What first attracted you to the OII? And what were you doing before?

Before I started an MSc at the OII I had been working in youth policy, supporting youth and participation workers to engage with new emerging technologies like social network sites. As my work came to draw more and more on academic research, I realised I needed to improve my understanding of social science and statistics, to be able to read and understand the papers I was coming across. I discovered the newly announced OII MSc in Social Science of the Internet, and it looked like the perfect mix of transferable research skills, and a deep-dive into the way Internet technologies were impacting the world.

What have you been up to since leaving the OII?

Since my time at the OII, I’ve worked as an independent consultant, a co-ordinator of a global research network on open data in developing countries for the World Wide Web Foundation, and as co-founder and director of a workers co-operative (Open Data Services Co-op) which provides technical infrastructure and support for a number of global data standards and transparency initiatives. I’ve also been involved as an independent member of civil society in the Internet Governance Forum (IGF) and the Open Government Partnership (OGP). Throughout this work, I’ve been able to mix a focus on research and practice: drawing on the research skills from the OII, and applying those through real-world projects that combine elements of both policy and technology – as well as continuing to work on papers and publications, most recently on an edited book with IDRC: ‘The State of Open Data: Histories and Horizons’.
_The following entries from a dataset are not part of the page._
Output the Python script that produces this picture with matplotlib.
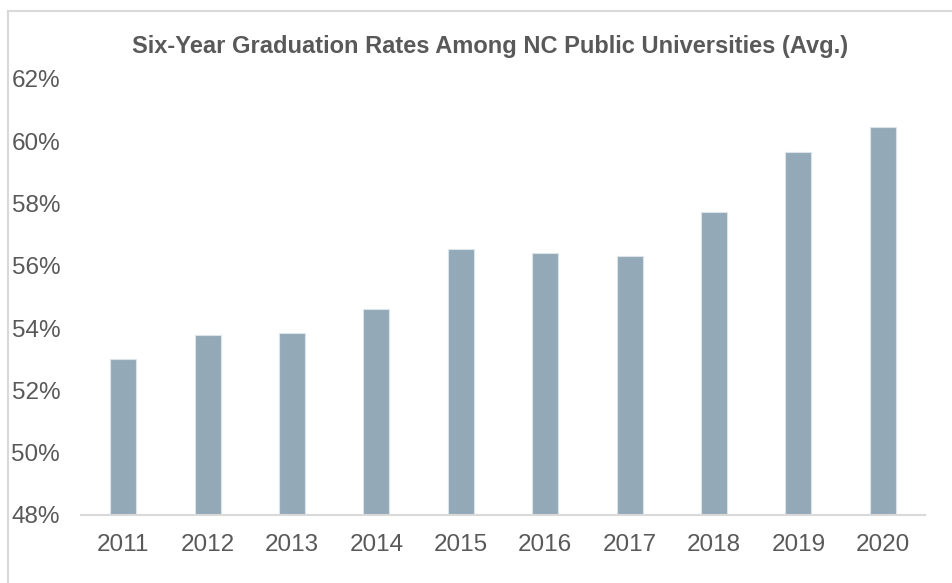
import matplotlib
matplotlib.use("Agg")
import matplotlib.pyplot as plt
from matplotlib.lines import Line2D
from matplotlib.ticker import FuncFormatter

years = ["2011", "2012", "2013", "2014", "2015", "2016", "2017", "2018", "2019", "2020"]
rates = [53.0, 53.77, 53.83, 54.6, 56.54, 56.42, 56.32, 57.72, 59.64, 60.46]
yticks = [48, 50, 52, 54, 56, 58, 60, 62]

plt.rcParams['font.family'] = ['Liberation Sans', 'DejaVu Sans']
text_color = "#595959"
bar_color = "#94A9B8"
line_color = "#D9D9D9"

fig = plt.figure(figsize=(9.53, 5.83), dpi=100)
ax = fig.add_axes([81/953, 1-515/583, (925-81)/953, (515-79)/583])

x = list(range(len(years)))
ax.bar(x, rates, width=0.31, color=bar_color, edgecolor="#DCE3E9", linewidth=0.8, bottom=0)
ax.set_xlim(-0.5, len(years)-0.5)
ax.set_ylim(48, 62)
ax.set_yticks(yticks)
ax.yaxis.set_major_formatter(FuncFormatter(lambda v, p: f"{v:.0f}%"))
ax.set_xticks(x)
ax.set_xticklabels(years)

for s in ["top", "right", "left"]:
    ax.spines[s].set_visible(False)
ax.spines["bottom"].set_color(line_color)
ax.spines["bottom"].set_linewidth(1.5)
ax.tick_params(axis="both", length=0, labelsize=17.5, colors=text_color)
ax.tick_params(axis="y", pad=15)
ax.tick_params(axis="x", pad=14)

fig.text(490/953, 1-47/583, "Six-Year Graduation Rates Among NC Public Universities (Avg.)",
         ha="center", va="center", fontsize=17, fontweight="bold", color=text_color)

# chart frame
fig.add_artist(Line2D([8/953, 8/953], [0, 1-11/583], transform=fig.transFigure, color=line_color, lw=1.5))
fig.add_artist(Line2D([8/953, 1], [1-11/583, 1-11/583], transform=fig.transFigure, color=line_color, lw=1.5))

fig.savefig("out.png", dpi=100)
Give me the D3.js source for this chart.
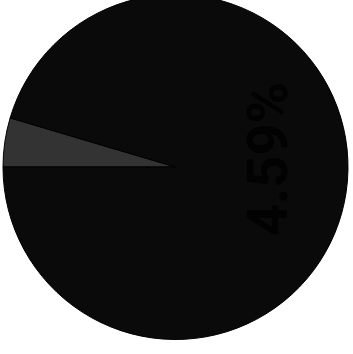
<!DOCTYPE html>
<html><head><meta charset="utf-8">
<script src="https://cdn.jsdelivr.net/npm/d3@7"></script>
<style>html,body{margin:0;padding:0;background:#fff;}svg{display:block;}</style>
</head><body>
<svg id="c" width="353" height="354"></svg>
<script>
const categories = ["Minor", "Major"];
const values = [4.59, 95.41];
const colors = ["#333333", "#0a0a0a"];
const labelText = "4.59%";

const svg = d3.select("#c");
const cx = 175.5, cy = 167, r = 172.5;
const g = svg.append("g").attr("transform", `translate(${cx},${cy})`);

const pie = d3.pie().sort(null).value(d => d.v)
  .startAngle(-Math.PI / 2).endAngle(1.5 * Math.PI);
const data = pie(categories.map((c, i) => ({c, v: values[i]})));
const arc = d3.arc().innerRadius(0).outerRadius(r);

g.selectAll("path").data(data).join("path")
  .attr("d", arc)
  .attr("fill", (d, i) => colors[i])
  .attr("stroke", "#000")
  .attr("stroke-width", 1);

const lx = r * 0.537, ly = -8;
g.append("text")
  .attr("transform", `translate(${lx},${ly}) rotate(-90)`)
  .attr("text-anchor", "middle")
  .attr("dominant-baseline", "central")
  .attr("font-family", "Roboto, sans-serif")
  .attr("font-weight", "bold")
  .attr("font-size", 56)
  .attr("fill", "#020202")
  .text(labelText);
</script>
</body></html>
How did your time at the OII prepare you for this?

The OII was instrumental in helping me to develop a thoroughly interdisciplinary approach. In my work I often have to act as a bridge between engineers, policy makers, practitioners and academics – and skills gained at OII are key to this. Many places talk about equipping you to work across disciplines: the OII actually does it.

What job-seeking advice do you have for our students?

When it comes to job-seeking advice, the most important thing I would say is to look for roles and projects where you can be part of addressing social, global and environmental challenges, not causing them. Look beyond jobs with large technology firms, and seek out the smaller organisations who might need a consultant or team member to help transform the way they engage with the digital world, or who have a balanced and critical approach to the role of the Internet in society. Don’t assume the next career step has to be working for someone else too: I found it was possible to put together an interesting career by taking on small research projects, freelance consulting, building a network of collaborators, and eventually co-founding a workers co-operative. It’s not the route to the highest pay, or flashiest job title, but it is a route to genuinely interesting work, and real job satisfaction.

Where do you see yourself in five years?
A few years ago I settled in Stroud in Gloucestershire, where I spend an increasing amount of time focussed on local Green politics, and the actions we can take to address the climate crisis. Alongside this, I’m doing more facilitation work to support technology & transparency organisations develop and implement new strategies, responding to changing landscapes of online and offline power. I don’t know whether that will take me in the next five years – but I’m certain that many of books added to my shelves during the OII MSc will continue to be key reference materials as I work out!